Newbie question - LSTM is not updating itself

Hello, I am trying to create an LSTM to learn on toy data that is similar to some data I want to train on. My code runs, but the network does not update itself and does not learn the labels. This is a binary classification problem, so I am storing my labels (0/1) in a tensor of size (num_datapts x 1) and my inputs are in a tensor of size (num_datapts x 3). Here is the complete code:

import torch
import torch.nn as nn
import torch.nn.functional as F
import torch.optim as optim

INPUT_SIZE = 3
HIDDEN_SIZE = 3
OUTPUT_SIZE = 1     # why 2?

class MyLSTM(nn.Module):

    def __init__(self, input_dim, hidden_dim, output_size):
        super(MyLSTM, self).__init__()
        self.hidden_dim = hidden_dim
        # The LSTM takes word embeddings as inputs, and outputs hidden states
        # with dimensionality hidden_dim.
        self.lstm = nn.LSTM(input_dim, hidden_dim)
        # The linear layer that maps from hidden state space to tag space
        self.fc1 = nn.Linear(hidden_dim, output_size)
        self.hidden = self.init_hidden()

    def init_hidden(self):
        # Before we've done anything, we dont have any hidden state.
        # Refer to the Pytorch documentation to see exactly
        # why they have this dimensionality.
        # The axes semantics are (num_layers, minibatch_size, hidden_dim)
        return (torch.zeros(1, 1, self.hidden_dim),     # hx & cx
                torch.zeros(1, 1, self.hidden_dim))

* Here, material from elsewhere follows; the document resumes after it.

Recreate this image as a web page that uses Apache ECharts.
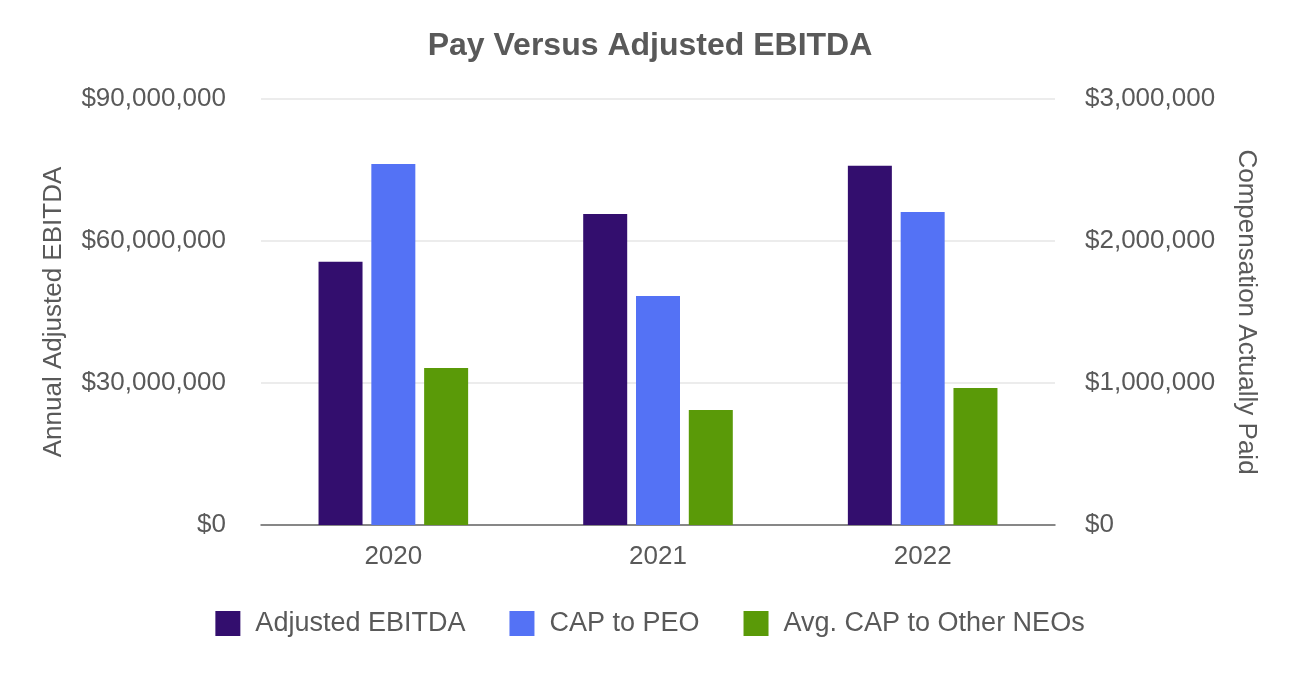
<!DOCTYPE html>
<html>
<head>
<meta charset="utf-8">
<script src="https://cdn.jsdelivr.net/npm/echarts@6/dist/echarts.min.js"></script>
<style>
html,body{margin:0;padding:0;background:#fff;}
#c{width:1300px;height:680px;}
</style>
</head>
<body>
<div id="c"></div>
<script>
var categories = ['2020', '2021', '2022'];
var seriesNames = ['Adjusted EBITDA', 'CAP to PEO', 'Avg. CAP to Other NEOs'];
var adjustedEbitda = [55600000, 65700000, 75900000];
var capToPeo = [2542000, 1613000, 2204000];
var avgCapOtherNeos = [1106000, 810000, 965000];
var leftTicks = [0, 30000000, 60000000, 90000000];
var rightTicks = [0, 1000000, 2000000, 3000000];

var FONT = '"Liberation Sans", Arial, sans-serif';
var TXT = '#595959';
function money(v){ return '$' + Math.round(v).toString().replace(/\B(?=(\d{3})+(?!\d))/g, ','); }

var chart = echarts.init(document.getElementById('c'));
chart.setOption({
  backgroundColor: '#ffffff',
  animation: false,
  textStyle: { fontFamily: FONT },
  title: {
    text: 'Pay Versus Adjusted EBITDA',
    left: 'center',
    top: 25,
    textStyle: { fontFamily: FONT, fontSize: 32, fontWeight: 'bold', color: TXT }
  },
  legend: {
    data: seriesNames,
    left: 'center',
    top: 605,
    itemWidth: 25,
    itemHeight: 25,
    itemGap: 44,
    icon: 'rect',
    textStyle: { fontFamily: FONT, fontSize: 27, color: TXT, padding: [0, 0, 0, 10] }
  },
  grid: { left: 261, right: 245, top: 99, bottom: 155 },
  xAxis: {
    type: 'category',
    data: categories,
    axisTick: { show: false },
    axisLine: { lineStyle: { color: '#666666', width: 1.5 } },
    axisLabel: { fontFamily: FONT, fontSize: 26, color: TXT, margin: 19 }
  },
  yAxis: [
    {
      type: 'value',
      min: leftTicks[0],
      max: leftTicks[leftTicks.length - 1],
      interval: leftTicks[1] - leftTicks[0],
      name: 'Annual Adjusted EBITDA',
      nameLocation: 'middle',
      nameGap: 194,
      nameTextStyle: { fontFamily: FONT, fontSize: 26, color: TXT },
      axisLine: { show: false },
      axisTick: { show: false },
      axisLabel: { fontFamily: FONT, fontSize: 26, color: TXT, margin: 35, formatter: money },
      splitLine: { lineStyle: { color: '#e6e6e6', width: 1.5 } }
    },
    {
      type: 'value',
      position: 'right',
      min: rightTicks[0],
      max: rightTicks[rightTicks.length - 1],
      interval: rightTicks[1] - rightTicks[0],
      name: 'Compensation Actually Paid',
      nameLocation: 'middle',
      nameRotate: -90,
      nameGap: 178,
      nameTextStyle: { fontFamily: FONT, fontSize: 26, color: TXT },
      axisLine: { show: false },
      axisTick: { show: false },
      axisLabel: { fontFamily: FONT, fontSize: 26, color: TXT, margin: 30, formatter: money },
      splitLine: { show: false }
    }
  ],
  series: [
    { name: seriesNames[0], type: 'bar', yAxisIndex: 0, data: adjustedEbitda, barWidth: 44, barGap: '20%', itemStyle: { color: '#330e6e' } },
    { name: seriesNames[1], type: 'bar', yAxisIndex: 1, data: capToPeo, barWidth: 44, barGap: '20%', itemStyle: { color: '#5472f5' } },
    { name: seriesNames[2], type: 'bar', yAxisIndex: 1, data: avgCapOtherNeos, barWidth: 44, barGap: '20%', itemStyle: { color: '#5a9a08' } }
  ]
});
</script>
</body>
</html>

    def forward(self, input):
        lstm_out, self.hidden = self.lstm(input, self.hidden)
        tag_space = self.fc1(lstm_out.view(len(input), -1))
        # F.log_softmax applies softmax activation function on outputs
        # Take the log because we're going to define the loss function as NLL and it expects that
        tag_scores = F.softmax(tag_space, dim=0)
        return tag_scores

# Make some input data
inputs = [torch.randn(1, 3), torch.randn(1, 3), torch.randn(1, 3)] # for _ in range(5)]  # make a sequence of length 5
#targets = [torch.ones(1,3, dtype=torch.int64), torch.ones(1,3, dtype=torch.int64), torch.ones(1,3, dtype=torch.int64)]
#targets = torch.tensor([[1], [1], [1]], dtype=torch.float32) #torch.tensor([[0], [0], [1]])
# Add the extra 2nd dimension
# Cat concatenates the list of 3 1x3 tensors into one 3x3 tensor.
# View changes the dimensions of the tensor while preserving the data. -1 infers the size from other dimensions.
# This goes 3*(1 x 3) -> (3 x 3) -> (3 x 1 x 3)
inputs = torch.cat(inputs).view(len(inputs), 1, -1)
targets = torch.tensor([0, 0, 0], dtype=torch.float32) #torch.cat(targets)#.view(len(targets), 1, -1)
print targets.dim()

# Train the model
model = MyLSTM(INPUT_SIZE, HIDDEN_SIZE, OUTPUT_SIZE)
loss_function = nn.BCELoss()
optimizer = optim.SGD(model.parameters(), lr=0.1)

# See what the scores are before training
# Note that element i,j of the output is the score for tag j for word i.
# Here we don't need to train, so the code is wrapped in torch.no_grad()
with torch.no_grad():
    tag_scores = model(inputs)
    print(tag_scores)

for epoch in range(300):  # again, normally you would NOT do 300 epochs, it is toy data
    # Step 1. Remember that Pytorch accumulates gradients.
    # We need to clear them out before each instance
    model.zero_grad()

    # Also, we need to clear out the hidden state of the LSTM,
    # detaching it from its history on the last instance.
    model.hidden = model.init_hidden()

    # Step 2. Run our forward pass.
    tag_scores = model(inputs)

    # Step 3. Compute the loss, gradients, and update the parameters by
    #  calling optimizer.step()
    loss = loss_function(tag_scores, targets)
    print tag_scores
    print loss
    loss.backward()
    optimizer.step()

with torch.no_grad():
    tag_scores = model(inputs)
    print(tag_scores)

Can anyone tell me what is going on?